→ Data rows
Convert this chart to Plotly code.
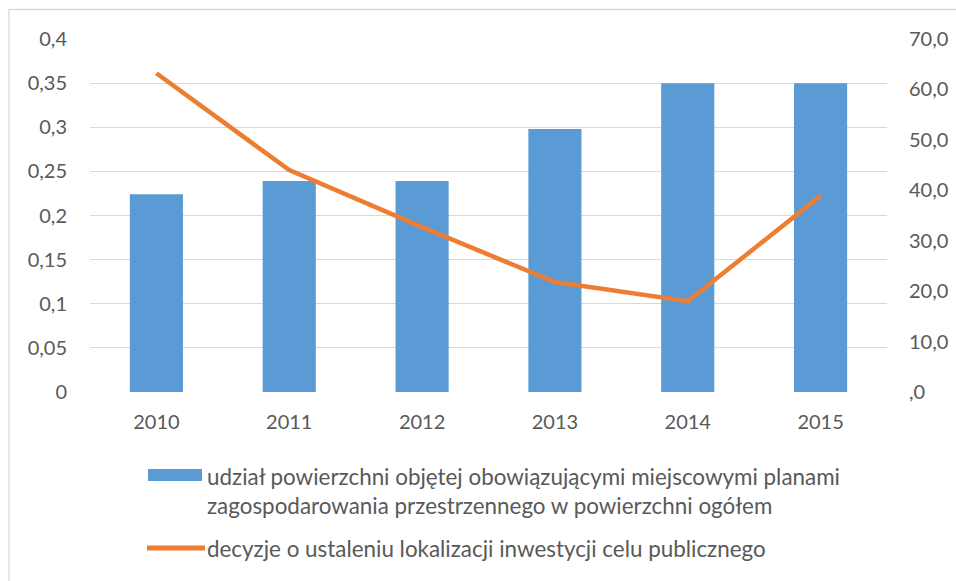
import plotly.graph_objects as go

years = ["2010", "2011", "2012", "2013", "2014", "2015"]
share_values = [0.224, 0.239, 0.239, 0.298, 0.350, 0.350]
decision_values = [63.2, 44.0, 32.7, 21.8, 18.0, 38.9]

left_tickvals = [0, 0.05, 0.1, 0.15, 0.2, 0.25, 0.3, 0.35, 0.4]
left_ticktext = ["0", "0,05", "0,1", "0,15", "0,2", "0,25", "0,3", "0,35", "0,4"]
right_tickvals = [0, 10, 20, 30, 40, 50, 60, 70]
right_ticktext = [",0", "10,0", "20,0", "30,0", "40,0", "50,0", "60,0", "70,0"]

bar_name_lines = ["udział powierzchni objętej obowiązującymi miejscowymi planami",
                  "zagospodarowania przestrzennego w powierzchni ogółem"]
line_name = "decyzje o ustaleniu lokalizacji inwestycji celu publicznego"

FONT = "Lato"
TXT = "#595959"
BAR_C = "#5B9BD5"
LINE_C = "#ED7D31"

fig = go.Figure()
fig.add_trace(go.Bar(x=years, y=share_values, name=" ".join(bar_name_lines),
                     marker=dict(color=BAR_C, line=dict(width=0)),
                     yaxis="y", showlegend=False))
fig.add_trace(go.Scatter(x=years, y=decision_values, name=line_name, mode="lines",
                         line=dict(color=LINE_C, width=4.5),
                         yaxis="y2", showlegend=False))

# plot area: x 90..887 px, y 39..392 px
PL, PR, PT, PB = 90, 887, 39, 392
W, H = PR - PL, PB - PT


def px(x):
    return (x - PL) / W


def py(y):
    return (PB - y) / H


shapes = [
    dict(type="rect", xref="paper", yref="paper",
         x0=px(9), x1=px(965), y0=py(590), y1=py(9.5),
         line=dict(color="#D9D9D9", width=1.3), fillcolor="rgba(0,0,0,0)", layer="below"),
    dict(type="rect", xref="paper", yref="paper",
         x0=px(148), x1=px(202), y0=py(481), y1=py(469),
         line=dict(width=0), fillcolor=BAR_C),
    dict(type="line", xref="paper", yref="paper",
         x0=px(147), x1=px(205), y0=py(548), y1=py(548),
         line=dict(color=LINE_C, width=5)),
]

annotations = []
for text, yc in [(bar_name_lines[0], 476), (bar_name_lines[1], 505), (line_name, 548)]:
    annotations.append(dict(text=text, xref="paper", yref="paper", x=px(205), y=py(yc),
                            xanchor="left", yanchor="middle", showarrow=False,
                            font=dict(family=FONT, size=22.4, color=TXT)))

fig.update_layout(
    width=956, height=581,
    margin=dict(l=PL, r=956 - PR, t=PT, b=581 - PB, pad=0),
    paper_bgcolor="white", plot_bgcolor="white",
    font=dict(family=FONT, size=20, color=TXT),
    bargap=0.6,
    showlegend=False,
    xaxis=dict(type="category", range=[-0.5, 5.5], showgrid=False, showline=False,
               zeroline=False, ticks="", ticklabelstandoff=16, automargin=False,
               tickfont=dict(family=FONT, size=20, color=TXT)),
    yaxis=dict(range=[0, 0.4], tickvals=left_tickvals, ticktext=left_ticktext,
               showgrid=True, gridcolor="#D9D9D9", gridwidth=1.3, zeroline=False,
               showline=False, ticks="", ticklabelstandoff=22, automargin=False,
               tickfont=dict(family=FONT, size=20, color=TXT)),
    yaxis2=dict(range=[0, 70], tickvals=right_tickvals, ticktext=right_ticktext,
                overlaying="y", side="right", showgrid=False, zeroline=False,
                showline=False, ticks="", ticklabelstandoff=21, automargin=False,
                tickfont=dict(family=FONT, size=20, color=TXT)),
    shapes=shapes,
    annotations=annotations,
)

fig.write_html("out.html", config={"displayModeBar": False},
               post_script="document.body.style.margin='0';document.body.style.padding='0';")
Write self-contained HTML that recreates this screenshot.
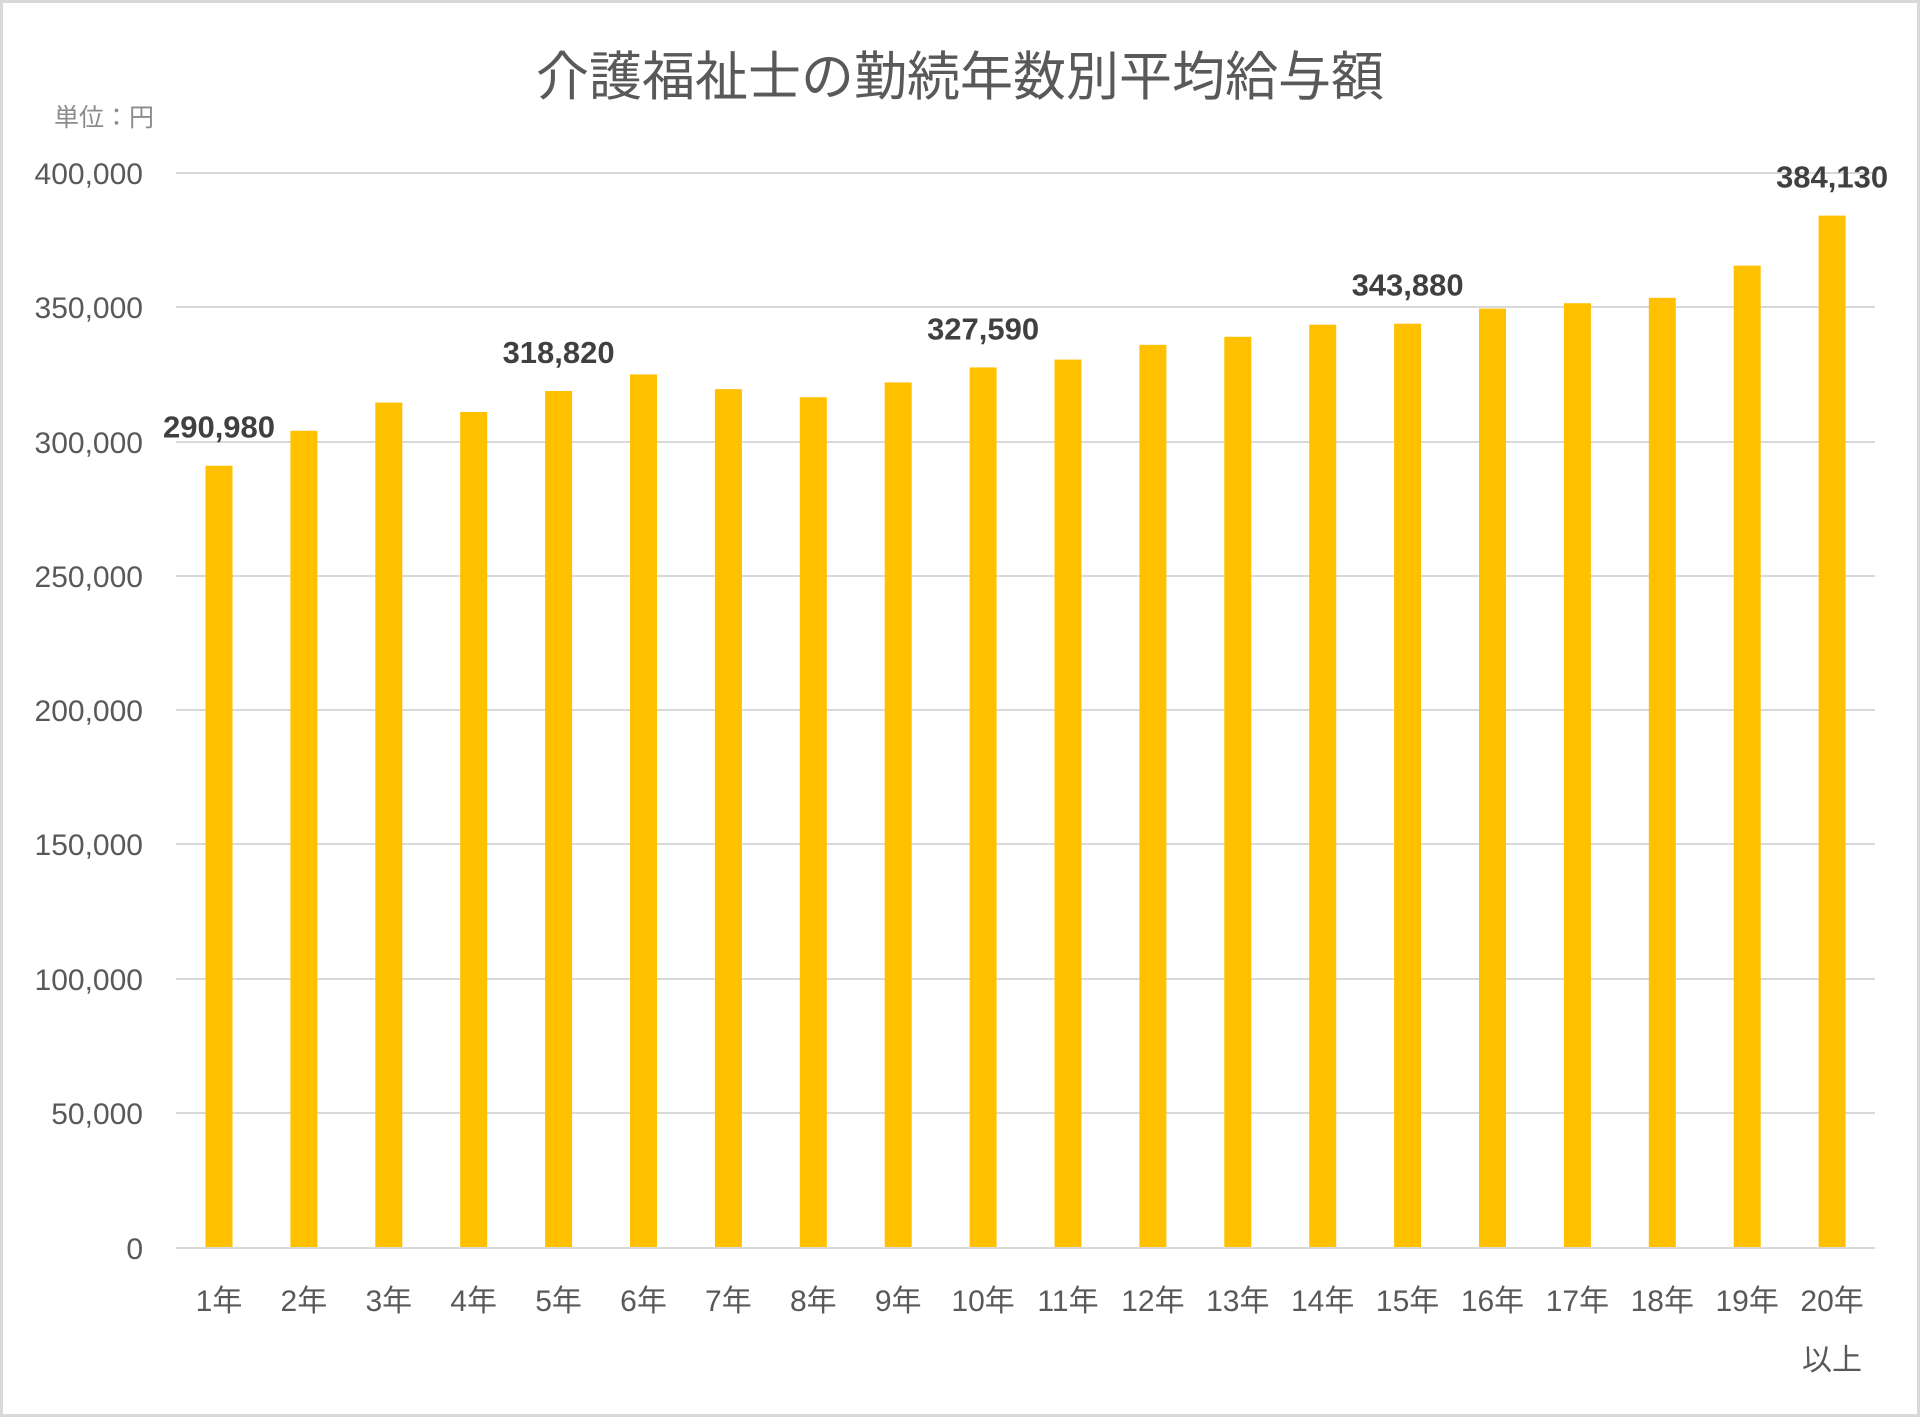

→ The task
Using the listing above, locate the lines that hold "this" and copy each one.

→ Exercise solution
Convert this chart to Plotly code.
Write self-contained HTML that recreates this screenshot.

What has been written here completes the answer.